See more of the story

On his first full day with his new team in a new hemisphere and a new world, Minnesota United striker Luis Amarilla threw his first snowball in the air and kicked it into scattering pieces while he reaffirmed what he told Loons coach Adrian Heath one day on the phone.

He has come all this way from his Paraguayan home to score goals.

"I promised him 25 goals," Amarilla said, "and I think that's something I can do."

If he can do so, that'll put him in rare MLS air. It would have made him fourth in the league in goals scored last season, behind only the 34 goals by LAFC's Carlos Vega, the 30 by L.A. Galaxy's Zlatan Ibrahimovic and the 27 by Atlanta's Josef Martinez.

When United executives analyzed last season, they concluded what their team lacked most was goal scorers. By acquiring Amarilla on loan with an option to buy from a club in Argentina's first division, the Loons now possess a player they discovered only after Heath went to Ecuador in November to scout another player and came away smitten with Amarilla instead.

After 15 minutes, Heath called team technical director Mark Watson back in Minnesota and told Watson, who was watching the game himself by satellite 3,000 miles away, they might have found their guy.

"There weren't enough goals on the team last year and we had to make the necessary adjustments to solve that," Watson said. "We feel that Luis is that player. He had all the things that no one but Adrian knows he wants in a striker."

From the footage they watched and the people they called, Heath and Watson has the energy, intelligence, professionalism, work rate, scoring instinct and movement around the goal as well as the kind of youth, promise and humility they sought.

He is 24, the same age as the Argentine attacking midfielder, Emanuel Reynoso, United is intent on signing in an MLS where young South American players are becoming the rage.
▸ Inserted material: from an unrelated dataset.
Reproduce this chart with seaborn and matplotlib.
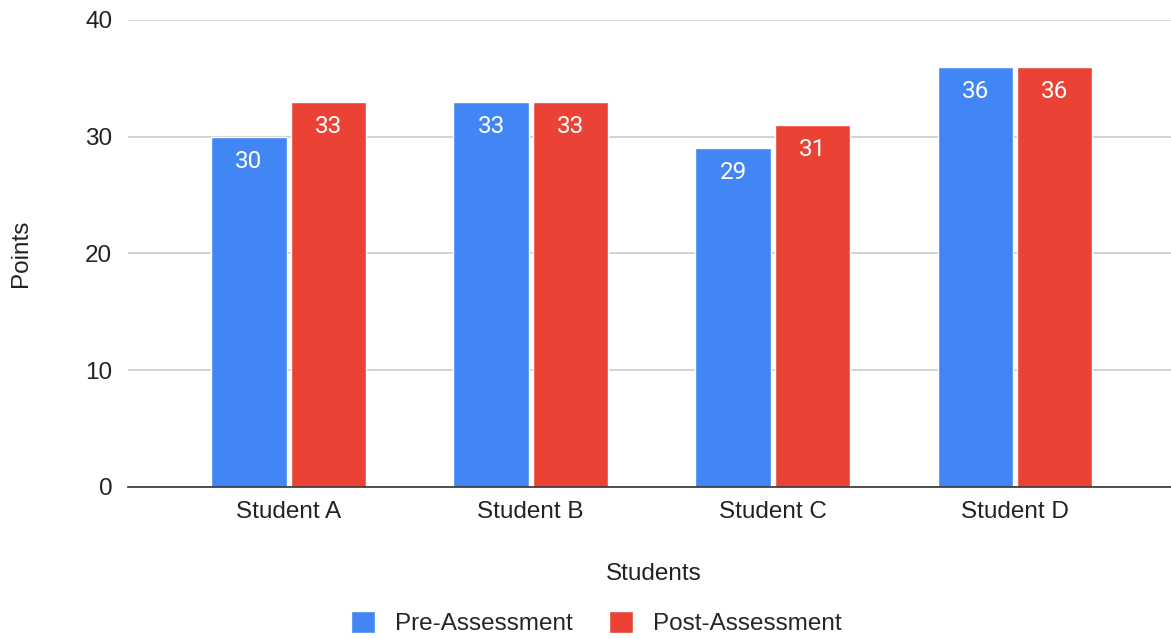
import pandas as pd
import seaborn as sns
import matplotlib.pyplot as plt

students = ["Student A", "Student B", "Student C", "Student D"]
pre_scores = [30, 33, 29, 36]
post_scores = [33, 33, 31, 36]
series = ["Pre-Assessment", "Post-Assessment"]

df = pd.DataFrame({
    "Students": students * 2,
    "Points": pre_scores + post_scores,
    "Series": [series[0]] * 4 + [series[1]] * 4,
})

sns.set_style("white")
plt.rcParams["font.family"] = ["Liberation Sans", "DejaVu Sans"]
fs = 17.5

fig = plt.figure(figsize=(11.71, 6.39), dpi=100)
ax = fig.add_axes([0.109, 0.238, 0.891, 0.731])

palette = {"Pre-Assessment": "#4285F4", "Post-Assessment": "#EA4335"}
sns.barplot(data=df, x="Students", y="Points", hue="Series", palette=palette,
            width=0.655, gap=0.05, saturation=1, ax=ax, zorder=3, legend=True)

for cont in ax.containers:
    ax.bar_label(cont, padding=-26, color="white", fontsize=17.5,
                 family=["Roboto", "DejaVu Sans"])

ax.set_ylim(0, 40)
ax.set_yticks([0, 10, 20, 30, 40])
ax.set_xlim(-0.665, 3.645)
ax.yaxis.grid(True, color="#cccccc", linewidth=1.2, zorder=0)
for s in ["top", "right", "left"]:
    ax.spines[s].set_visible(False)
ax.spines["bottom"].set_color("#333333")
ax.spines["bottom"].set_linewidth(1.2)
ax.spines["bottom"].set_zorder(4)
ax.tick_params(axis="both", length=0, labelsize=fs, colors="#222222", pad=10)
ax.tick_params(axis="y", pad=11)
ax.set_xlabel("")
ax.set_ylabel("")

# axis titles placed in figure coords
fig.text(0.558, 0.101, "Students", fontsize=fs, color="#222222", ha="center", va="center")
fig.text(0.018, 0.603, "Points", fontsize=fs, color="#222222", ha="center", va="center",
         rotation=90)

handles, labels = ax.get_legend_handles_labels()
ax.legend_.remove()
fig.legend(handles, labels, loc="center", bbox_to_anchor=(0.509, 0.025), ncol=2,
           frameon=False, fontsize=fs, handlelength=1.0, handleheight=1.0,
           columnspacing=1.5, handletextpad=0.8)

fig.savefig("out.png", dpi=100)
Watson called Amarilla's arrival a "long-term play" that gives his team the option to make him much more than a one-year loan. Amarilla scored his first United goal in his 45 minutes played during a preseason game Saturday in Florida.

"We are expecting 25 goals, we've been told that's a given," Watson said, his tongue firmly in cheek. "We expect Luis to play well and we'll move forward from there."

Amarilla is coming off a breakout season in which he scored 19 games in 24 games for Ecuador's Universidad Catolica, on loan from the same Velez Sarsfield club in Argentina that now has loaned him to United.

That single season is something of an aberration that Heath and Watson concluded after doing their homework came from a lack of opportunity earlier in his career.

From scouting that one game to watching Amarilla basically play one scrimmage Saturday, Heath sees a lot of the striker he once was in England's first division in Amarilla.

"We call it 'The Fox in the Box,' " Heath said. "He has the knack. It's a trade some people can pick up and learn or you're born with it. I think he has that in abundance."

Amarilla consulted with fellow countryman and Portland Timbers veteran Jorge Moreira about MLS and the USA and decided to swap continents because of the success Paraguayan attacking midfielder Miguel Almiron, who is one year older, has had with Atlanta United and now the Premier League's Newcastle United.

Amarilla opened an introductory news conference Sunday by saying in English, "Very happy to be here and … yes." Most of the rest was conducted with a translator.

He called Almiron a "huge influence" and said conversations he had with Heath and Watson struck "that personnel connection that made me feel welcomed and prepared to come up here."

"A lot of players from South America are making it a goal for themselves and eventually end up playing here," Amarilla said. "That's now starting to come here. It's a bit of my journey now. [Almiron] left a huge mark. I want to be able to represent my country in that way and leave my stamp here as well."